“Smart enough” really depends on how many other people have encountered a problem close enough to yours and solved it somewhere on the open internet, IMO.
Most of the frontier models can, when prompted and tooled correctly, do a lot of “reasoning” tasks that amount to resolving how the user has explained a particular widely known paradigm.
The more difficult and obscure the issues you provide them with, the faster you notice them reward hacking by altering the criteria until they are no longer attempting to solve the problem. Using “advisor” style loops helps hold this off at the cost of tokens, but there is still a fairly short limit at which they will essentially give up if they can’t find all of the necessary information - sometimes the issue is actually worse if they find a small amount of information instead of nothing - they’ll extrapolate from that tiny piece of data and generate plausible-sounding hallucinations almost every time.
And god forbid your problem involves doing something a different way than the majority of people do it. Unless you can write a full spec on it, the models will repeatedly spiral back into adjusting everything about your problem until it matches one of the most popular approaches in their training data.

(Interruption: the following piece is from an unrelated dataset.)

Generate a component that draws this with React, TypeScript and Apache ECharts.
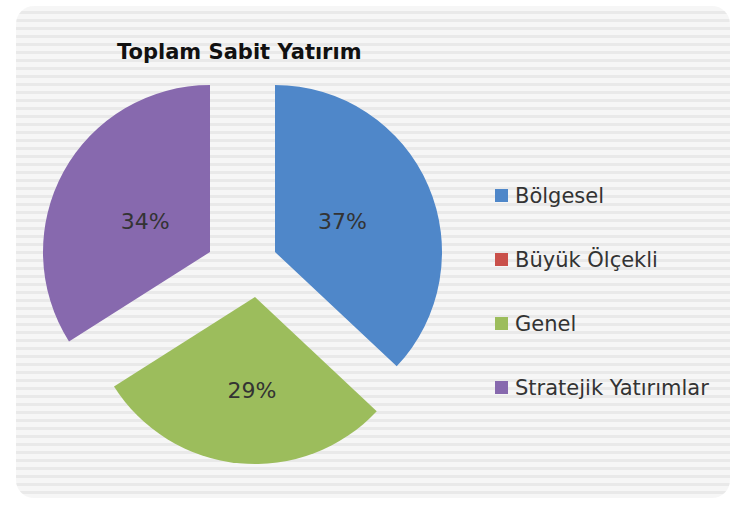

> how many other people have encountered a problem close enough to yours and solved it somewhere on the open internet
I'm 100% sure that all our web, cc, codex or whatsoever sessions are used in the training, RL or either both.
This makes the size of the universe models know about at least one order of magnitude bigger than the open internet.
This may have been the case one year ago, but with contemporary models such as Opus, I run into this less often.